Various kinetic studies of the addition of hydrogen halides to alkenes were carried out in the 1930s, 1940s, and 1970s. Since then, there have been theoretical analyses of several aspects of alkene reactivity and regioselectivity during hydrohalogenation. A few works have studied the influence of the hydrogen halide when it is acting as a catalyst (as well as a reactant) under third-order kinetics. However, there has not been any theoretical investigation of the possibility that there is a carbocation intermediate in the contact ion pair. Therefore, we revisited the mechanistic aspects of this reaction at different levels of theory and using IRC (in a gaseous medium) and ONIOM (with an explicit solvent model).

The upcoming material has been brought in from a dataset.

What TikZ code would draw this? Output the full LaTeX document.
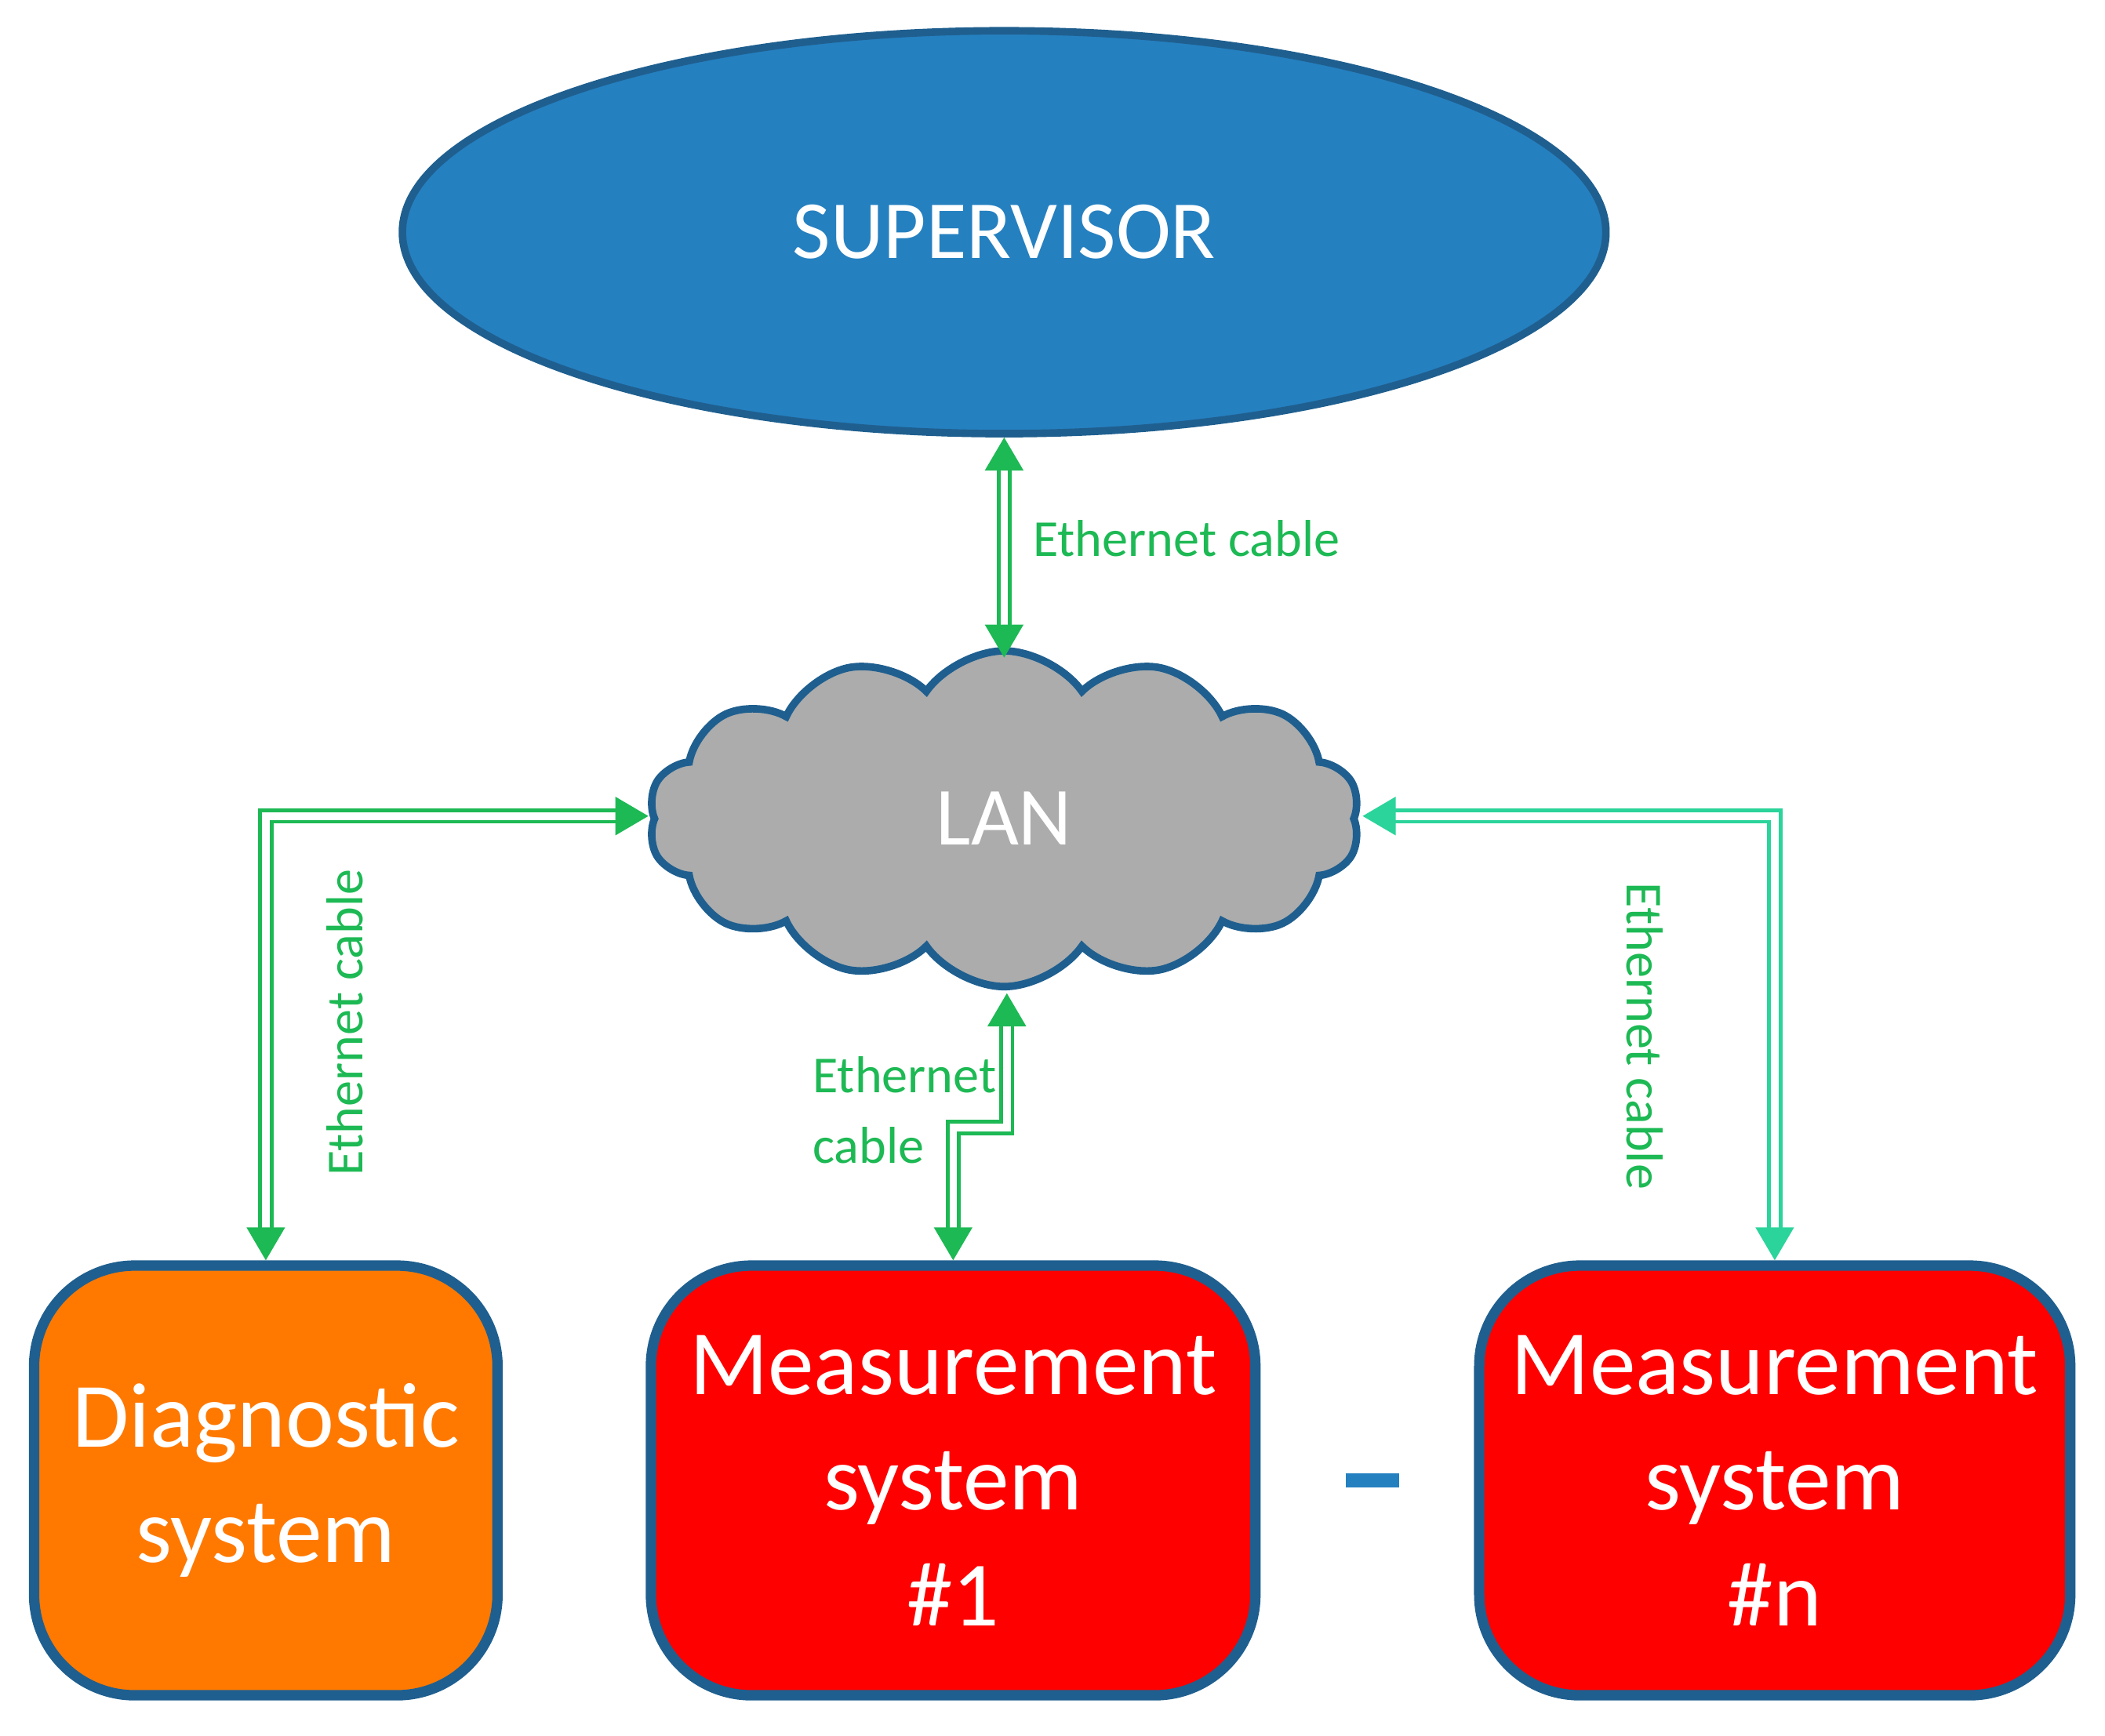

We found that (i) there is only one transition state (one energy barrier) for all possible reaction mechanisms in an apolar medium, (ii) there is no carbocation intermediate when a hydrohalogenation reaction is performed in apolar and polar protic media, (iii) hydrochlorination in apolar and polar protic media occurs through an asynchronous concerted mechanism (not through the stepwise mechanism described in undergraduate/graduate literature), and (iv) there are three possible competing mechanisms (with second-, third-, and fourth-order kinetics) in an apolar medium; the mechanism with fourth-order kinetics has the smallest energy barrier, while that with second-order kinetics (a mechanism in which the hydrogen halide does not also act as a catalyst) has the highest energy barrier. Graphical abstract Hydrochlorination of 2,3-dimethylbutene through an asynchronous concerted mechanism.